Matt Frankel: Yeah and the reason I ranked it number four as opposed to number one, I think the thing that I love the most about Zillow is also the thing that I dislike the most about Zillow. Their new focus on iBuying. The Zillow Offers segment. I think within 20 years, that is going to be how we buy and sell houses. I think the traditional real estate model will be a very niche part of the market by that point. Deidre Woollard and I were talking about this yesterday on Tuesday on The Millionacres show. Once you have it to the point where you can get like five or six offers simultaneously from the others, where it's like the Kayak of iBuying. I think you will have no need to use a traditional agent. It will make the process so much easier. But that's going to take time and profits are very elusive, to put it very nicely, in the iBuying space.
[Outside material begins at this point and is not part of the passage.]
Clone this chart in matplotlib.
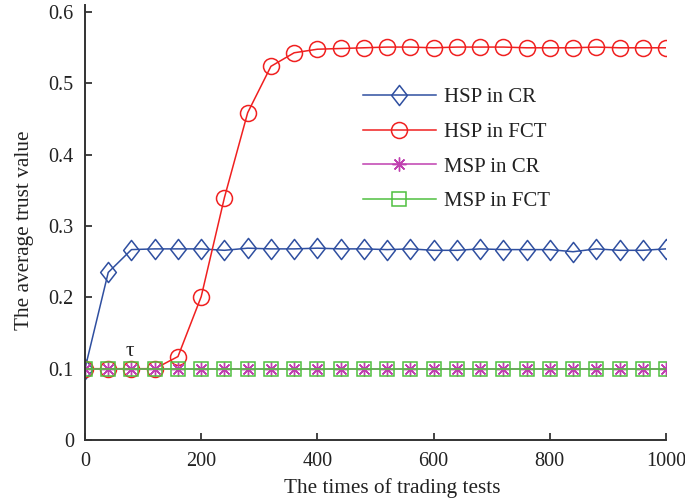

I think Zillow's profit margin is like negative 7% per house on a house that they buy and sell. As they scale, they're going to really have to figure out a way to make money, and that scares me because as I've said, a great product doesn't always make a great business. I think they have the ability to win iBuying with 225 million unique users a month. I think they have the means to beat Opendoor (OPEN -3.59%), Redfin (RDFN -0.74%), Offerpad, all the others in the iBuying market if they can do it profitably. I think Zillow is easily a 10-bagger if they can do it profitably, but that's a big if at this point.

Chokkavelu: I like that because one of my fears was that they go just like with Europe bank expert, whenever there's a new thing where someone's just going crazy on lending and in an up-cycle, that's my fear with housing. That they go crazy and load up on inventory. But they've actually, even though they've been aggressive in pushing for all these changes, their actual balance sheet exposure. If I remember right, they're more than covered with cash on all their housing inventory in any loan inventory they have. That gives me comfort that as they're experimenting and figuring things out, that they're not. That even in a down cycle that no one ever predicts that they'll be fine and able to continue going.

Frankel: I mean, if they scale that operation to like 50 times its current size like they want to, then losing $10,000-$15,000 per house is a problem.